In George Mason’s language for the Virginia Bill of Rights from which Madison drew in recommending a federal Bill of Rights, Mason recites the nature of the right to form a militia: “That a well-regulated military composed of the body of the people, trained to arms, is the proper, natural and safe defense of a free state; that standing armies, in time of peace should be avoided as dangerous to liberty; and that, in all cases, the military should be under strict subordination to, and governed by, civil power.”
In short, the Second Amendment confirms no governmental power over two reserved and unalienable rights of the people: first, the right of the people to form a private militia in defense of a free state, and second, the right of the people to keep and bear arms.
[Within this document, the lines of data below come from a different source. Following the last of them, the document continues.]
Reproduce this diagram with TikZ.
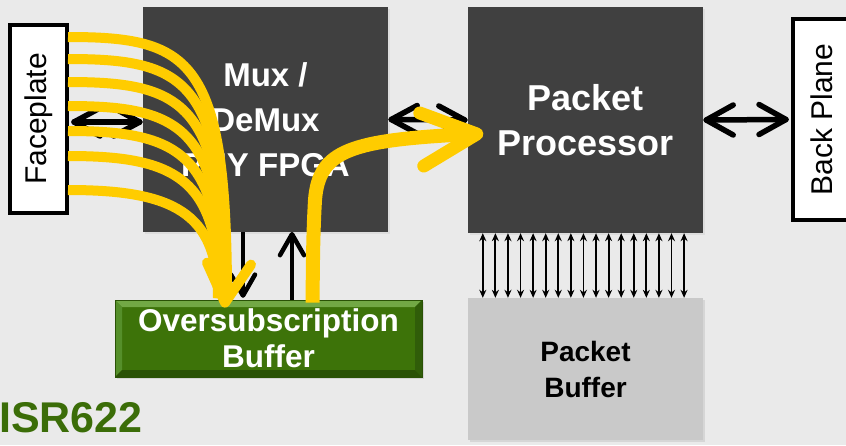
\documentclass[tikz,border=0pt]{standalone}
\usepackage{fontspec}
\setmainfont{Liberation Sans}
\usetikzlibrary{arrows.meta,shadows,calc}

\definecolor{bg}{HTML}{EAEAEA}
\definecolor{chipgray}{HTML}{404040}
\definecolor{bufgray}{HTML}{C9C9C9}
\definecolor{gface}{HTML}{3D7309}
\definecolor{gtop}{HTML}{72A845}
\definecolor{gleft}{HTML}{558F2A}
\definecolor{gright}{HTML}{305D09}
\definecolor{gbot}{HTML}{2A5206}
\definecolor{isrgreen}{HTML}{3B6D08}
\definecolor{flow}{HTML}{FFCC00}

\begin{document}
\begin{tikzpicture}[x=1pt,y=-1pt,
  port/.style={draw=black, line width=4pt, fill=white, inner sep=0pt,
    font=\fontsize{30}{36}\selectfont},
  chip/.style={fill=chipgray, text=white, inner sep=0pt, align=center,
    font=\fontsize{33}{45}\selectfont\bfseries,
    drop shadow={shadow xshift=2pt, shadow yshift=-2pt, opacity=0.12}},
  membuf/.style={fill=bufgray, text=black, inner sep=0pt, align=center,
    font=\fontsize{28}{36}\selectfont\bfseries,
    drop shadow={shadow xshift=1.5pt, shadow yshift=-2pt, opacity=0.18}},
  bevel/.style={fill=gface, draw=gbot, line width=0.8pt, text=white,
    inner sep=0pt, align=center, font=\fontsize{31.5}{36}\selectfont\bfseries,
    drop shadow={shadow xshift=1.5pt, shadow yshift=-2pt, opacity=0.2},
    path picture={
      \fill[gtop] (path picture bounding box.north west) -- (path picture bounding box.north east)
        -- ([shift={(-7,7)}]path picture bounding box.north east) -- ([shift={(7,7)}]path picture bounding box.north west) -- cycle;
      \fill[gleft] (path picture bounding box.north west) -- ([shift={(7,7)}]path picture bounding box.north west)
        -- ([shift={(7,-7)}]path picture bounding box.south west) -- (path picture bounding box.south west) -- cycle;
      \fill[gright] (path picture bounding box.north east) -- ([shift={(-7,7)}]path picture bounding box.north east)
        -- ([shift={(-7,-7)}]path picture bounding box.south east) -- (path picture bounding box.south east) -- cycle;
      \fill[gbot] (path picture bounding box.south west) -- ([shift={(7,-7)}]path picture bounding box.south west)
        -- ([shift={(-7,-7)}]path picture bounding box.south east) -- (path picture bounding box.south east) -- cycle;
    }},
  link/.style={line width=5.5pt, line cap=round, line join=round},
  tap/.style={line width=4.5pt, line cap=round, line join=round},
  lane/.style={line width=1.8pt, {Stealth[length=8pt,width=7pt]}-{Stealth[length=8pt,width=7pt]}},
  flowthin/.style={draw=flow, line width=10pt},
  flowthick/.style={draw=flow, line width=14pt},
  chevron/.style={draw=flow, line cap=round, line join=round}
]
% canvas
\fill[bg] (0,0) rectangle (846,445);
\useasboundingbox (0,0) rectangle (846,445);

% blocks
\node[port, minimum width=57pt, minimum height=188pt] (fp) at (38.5,119) {\rotatebox{90}{Faceplate}};
\node[port, minimum width=58pt, minimum height=201pt] (bp) at (822,119.5) {\rotatebox{90}{Back Plane}};
\node[chip, minimum width=245pt, minimum height=225pt] (mux) at (265.5,119.5) {Mux /\\DeMux\\PHY FPGA};
\node[chip, minimum width=235pt, minimum height=226pt, font=\fontsize{36}{45}\selectfont\bfseries] (pp) at (585.5,120) {Packet\\Processor};
\node[membuf, minimum width=235pt, minimum height=142pt] (pb) at (585.5,369) {Packet\\Buffer};
\node[bevel, minimum width=307pt, minimum height=77pt] (osb) at (268.5,338.5) {Oversubscription\\Buffer};
\node[anchor=base west, inner sep=0pt, text=isrgreen, font=\fontsize{43}{50}\selectfont\bfseries] (model) at (-1,432) {ISR622};

% black two-way links with open chevron heads
\coordinate (fpA) at ($(fp.east)+(5,3)$);
\coordinate (fpB) at ($(mux.west)+(-3,2.5)$);
\draw[link] (fpA) -- (fpB);
\draw[link] ($(fpA)+(26,-14)$) -- (fpA) -- ($(fpA)+(26,14)$);
\draw[link] ($(fpB)+(-26,-14)$) -- (fpB) -- ($(fpB)+(-26,14)$);

\coordinate (mxA) at ($(mux.east)+(3,0)$);
\coordinate (mxB) at ($(pp.west)+(-3,0)$);
\draw[link] (mxA) -- (mxB);
\draw[link] ($(mxA)+(26,-14)$) -- (mxA) -- ($(mxA)+(26,14)$);
\draw[link] ($(mxB)+(-26,-14)$) -- (mxB) -- ($(mxB)+(-26,14)$);

\coordinate (ppA) at ($(pp.east)+(3,0)$);
\coordinate (ppB) at ($(bp.west)+(-5,0)$);
\draw[link] (ppA) -- (ppB);
\draw[link] ($(ppA)+(27,-15)$) -- (ppA) -- ($(ppA)+(27,15)$);
\draw[link] ($(ppB)+(-27,-15)$) -- (ppB) -- ($(ppB)+(-27,15)$);

% mux <-> oversubscription buffer
\coordinate (dnA) at ($(mux.south)+(-22.5,0)$);
\coordinate (dnB) at ($(osb.north)+(-25.5,-4)$);
\draw[tap, line cap=butt] (dnA) -- (dnB);
\draw[tap] ($(dnB)+(-12,-21)$) -- (dnB) -- ($(dnB)+(12,-21)$);
\coordinate (upA) at ($(osb.north)+(23.5,0)$);
\coordinate (upB) at ($(mux.south)+(26.5,2)$);
\draw[tap, line cap=butt] (upA) -- (upB);
\draw[tap] ($(upB)+(-12,21)$) -- (upB) -- ($(upB)+(12,21)$);

% memory lanes
\foreach \i in {0,...,16}
  \draw[lane] ([xshift={15+\i*12.58}]pp.south west) -- ([xshift={15+\i*12.58}]pb.north west);

% yellow flows: faceplate ports into the oversubscription buffer
\foreach \k/\y in {0/37,1/59,2/82,3/106,4/131,5/156,6/190} {
  \pgfmathsetmacro\px{192-3.3*\k}
  \pgfmathsetmacro\ex{227-1.5*\k}
  \coordinate (in\k) at ($(fp.east)+(-1,\y-119)$);
  \draw[flowthin] (in\k) .. controls (\px,\y) and (\ex,\y+22) .. (\ex,298);
}
\coordinate (sink) at ($(osb.north)+(-43.5,3)$);
\draw[chevron, line width=10pt] ($(sink)+(-18,-40)$) -- (sink) -- ($(sink)+(26,-38)$);

% yellow flow: buffer out to the packet processor
\coordinate (src) at ($(osb.north)+(44,3)$);
\coordinate (dst) at ($(pp.west)+(9,14)$);
\draw[flowthick] (src) .. controls (313,260) and (313,235) .. (315,200)
  .. controls (319,150) and (350,140) .. ($(dst)+(-5,0)$);
\draw[chevron, line width=13pt] ($(dst)+(-57,-21)$) -- (dst) -- ($(dst)+(-53,32)$);
\end{tikzpicture}
\end{document}
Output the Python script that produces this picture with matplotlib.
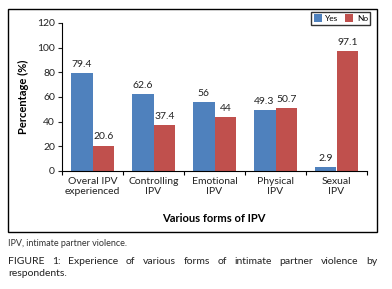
import matplotlib
matplotlib.use("Agg")
import matplotlib.pyplot as plt
import numpy as np
from matplotlib.patches import Rectangle

plt.rcParams["font.family"] = ["Lato", "DejaVu Sans"]

categories = ["Overal IPV\nexperienced", "Controlling\nIPV", "Emotional\nIPV",
              "Physical\nIPV", "Sexual\nIPV"]
yes_vals = [79.4, 62.6, 56, 49.3, 2.9]
no_vals = [20.6, 37.4, 44, 50.7, 97.1]
yes_labels = ["79.4", "62.6", "56", "49.3", "2.9"]
no_labels = ["20.6", "37.4", "44", "50.7", "97.1"]

BLUE = "#4F81BD"
RED = "#C0504D"
W, H = 392, 289

fig = plt.figure(figsize=(W / 100, H / 100), dpi=100)
fig.patch.set_facecolor("white")

# outer chart frame
fig.add_artist(Rectangle((8 / W, 1 - 232 / H), 369 / W, 223 / H,
                         transform=fig.transFigure, fill=False,
                         edgecolor="black", linewidth=1.0))

ax = fig.add_axes([62 / W, 1 - 171 / H, 305 / W, 148 / H])
x = np.arange(len(categories))
bw = 0.36
b1 = ax.bar(x - bw / 2, yes_vals, bw, color=BLUE, label="Yes", zorder=2)
b2 = ax.bar(x + bw / 2, no_vals, bw, color=RED, label="No", zorder=2)

for rect, lab in zip(b1, yes_labels):
    ax.annotate(lab, (rect.get_x() + rect.get_width() / 2, rect.get_height()),
                xytext=(0, 3), textcoords="offset points", ha="center",
                va="bottom", fontsize=7.5, color="#222222")
for rect, lab in zip(b2, no_labels):
    ax.annotate(lab, (rect.get_x() + rect.get_width() / 2, rect.get_height()),
                xytext=(0, 3), textcoords="offset points", ha="center",
                va="bottom", fontsize=7.5, color="#222222")

ax.set_xlim(-0.5, len(categories) - 0.5)
ax.set_ylim(0, 120)
ax.set_yticks(range(0, 121, 20))
ax.tick_params(axis="y", labelsize=7.5, length=3, width=0.8, pad=2,
               colors="#222222")
ax.set_xticks(x)
ax.set_xticklabels(categories, fontsize=7.5, color="#222222", linespacing=1.25)
ax.tick_params(axis="x", length=0, pad=4)
# category dividers on the x axis
ax.set_xticks(np.arange(-0.5, len(categories), 1), minor=True)
ax.tick_params(axis="x", which="minor", length=3, width=0.8)

for s in ["top", "right"]:
    ax.spines[s].set_visible(False)
for s in ["left", "bottom"]:
    ax.spines[s].set_linewidth(0.8)

ax.set_ylabel("Percentage (%)", fontsize=8, fontweight="bold", labelpad=6)
fig.text(214 / W, 1 - 219 / H, "Various forms of IPV", fontsize=8,
         fontweight="bold", ha="center", va="center")

leg = fig.legend(loc="upper left", bbox_to_anchor=(311 / W, 1 - 12 / H),
                 ncol=2, fontsize=6, frameon=True, fancybox=False,
                 edgecolor="black", handlelength=1.0, handleheight=1.0,
                 handletextpad=0.4, columnspacing=0.8, borderpad=0.3,
                 borderaxespad=0)
leg.get_frame().set_linewidth(1.0)

# caption
fig.text(8 / W, 1 - 244 / H, "IPV, intimate partner violence.", fontsize=6.5,
         color="#333333", ha="left", va="center")


def justified(words, x0, x1, y, **kw):
    fig.canvas.draw()
    r = fig.canvas.get_renderer()
    arts = [fig.text(0, y, w, ha="left", va="center", **kw) for w in words]
    widths = [a.get_window_extent(r).width for a in arts]
    gap = ((x1 - x0) * W - sum(widths)) / (len(words) - 1)
    pos = x0 * W
    for a, w in zip(arts, widths):
        a.set_x(pos / W)
        pos += w + gap


cap = "FIGURE 1: Experience of various forms of intimate partner violence by"
justified(cap.split(" "), 8 / W, 377 / W, 1 - 261 / H, fontsize=7.5,
          color="#222222")
fig.text(8 / W, 1 - 273 / H, "respondents.", fontsize=7.5, color="#222222",
         ha="left", va="center")

fig.savefig("out.png", dpi=100, facecolor="white")
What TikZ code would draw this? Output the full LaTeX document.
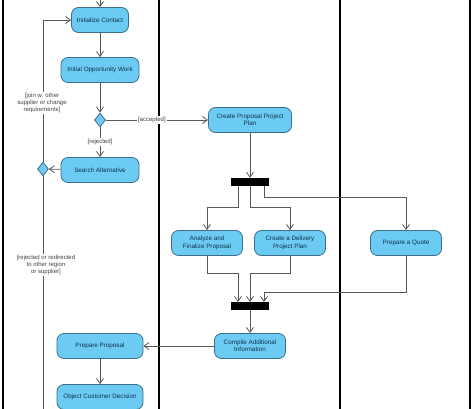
\documentclass[tikz,border=0pt]{standalone}
\usepackage{fontspec}
\setmainfont{Liberation Sans}
\usetikzlibrary{arrows.meta,shapes.geometric}
\definecolor{actfill}{HTML}{6CCBF2}
\definecolor{actdraw}{HTML}{3A6E8A}
\definecolor{acttext}{HTML}{10304A}
\begin{document}
\begin{tikzpicture}[x=1pt,y=-1pt,
  act/.style={draw=actdraw,line width=0.8pt,fill=actfill,rounded corners=7pt,minimum height=25pt,align=center,font=\fontsize{6.3}{7.4}\selectfont,text=acttext,inner sep=1pt},
  bar/.style={fill=black,minimum height=8pt,minimum width=38pt,inner sep=0pt},
  dec/.style={diamond,draw=actdraw,fill=actfill,line width=0.8pt,minimum width=11pt,minimum height=14pt,inner sep=0pt},
  flow/.style={draw=black!65,line width=0.8pt,-{Straight Barb[length=5pt,width=7pt]}},
  lbl/.style={font=\fontsize{6}{7}\selectfont,text=black!75,align=center,fill=white,inner sep=1pt},
  lane/.style={draw=black,line width=1.1pt}]
\useasboundingbox (0,0) rectangle (474,409);
\begin{scope}
\clip (0,0) rectangle (474,409);
\draw[lane] (3,-5) -- (3,420);
\draw[lane] (159,-5) -- (159,420);
\draw[lane] (340,-5) -- (340,420);
\draw[lane] (470,-5) -- (470,420);

\coordinate (top) at (100,-2);
\node[act,minimum width=57pt] (ic) at (100,20) {Initialize Contact};
\node[act,minimum width=78pt] (iow) at (100,70) {Initial Opportunity Work};
\node[dec] (d1) at (100,120) {};
\node[act,minimum width=78pt] (sa) at (100,170) {Search Alternative};
\node[dec] (d2) at (43,169) {};
\coordinate (bot) at (43,420);
\node[act,minimum width=83pt] (cpp) at (250,120) {Create Proposal Project\\Plan};
\node[bar] (f1) at (250,182) {};
\node[act,minimum width=71pt] (an) at (207,243) {Analyze and\\Finalize Proposal};
\node[act,minimum width=71pt] (cd) at (290,243) {Create a Delivery\\Project Plan};
\node[act,minimum width=71pt] (pq) at (406,243) {Prepare a Quote};
\node[bar] (f2) at (250,306) {};
\node[act,minimum width=71pt] (ca) at (250,346) {Compile Additional\\Information};
\node[act,minimum width=86pt] (pp) at (100,346) {Prepare Proposal};
\node[act,minimum width=86pt] (oc) at (100,397) {Object Customer Decision};

\draw[flow] (top) -- (ic);
\draw[flow] (ic) -- (iow);
\draw[flow] (iow) -- (d1);
\draw[flow] (d1) -- node[lbl]{[rejected]} (sa);
\draw[flow] (d1) -- node[lbl,pos=0.45]{[accepted]} (cpp);
\draw[flow] (sa) -- (d2);
\draw[flow] (d2) -- (43,20) -- (ic);
\draw[draw=black!65,line width=0.8pt] (d2) -- (bot);
\node[lbl] at (42,103) {[join w. other\\supplier or change\\requirements]};
\node[lbl] at (46,265) {[rejected or redirected\\to other region\\or supplier]};
\draw[flow] (cpp) -- (f1);
\draw[flow] (238,186) -- (238,207) -- (207,207) -- (an);
\draw[flow] (250,186) -- (250,207) -- (290,207) -- (cd);
\draw[flow] (264,186) -- (264,197) -- (406,197) -- (pq);
\draw[flow] (an) -- (207,273) -- (238,273) -- (238,302);
\draw[flow] (cd) -- (290,273) -- (250,273) -- (250,302);
\draw[flow] (pq) -- (406,292) -- (264,292) -- (264,302);
\draw[flow] (f2) -- (ca);
\draw[flow] (ca) -- (pp);
\draw[flow] (pp) -- (oc);
\end{scope}
\end{tikzpicture}
\end{document}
The Founders rejected the British idea that the peoples’ representatives create rights. They understood rights to be from God, among them Second Amendment rights. They abhorred standing armies in peace time; they wanted at all times a citizen militia to stand at the ready to defend republican forms of government. They abhorred official disarmament. They meant for the individual right to keep and bear arms to be protected from government.
Consistent with this framework, gun control is unconstitutional. Those who commit crimes are answerable under the law for their acts (guns being chosen tools, not culprits). To resolve America’s violence problem requires not disarmament, but the opposite: defense of individual use of weapons to protect life, liberty, and property, and allowance of a citizen-formed militias to protect republican forms of government. In other words, a well-armed American public is the best deterrent and defense against the lawless who wield guns and against those who seek overthrow of republican forms of government. Disarmament remains, as Beccaria understood in the 17th Century, the means by which the lawless gain control over the law-abiding and impose tyranny in place of liberty.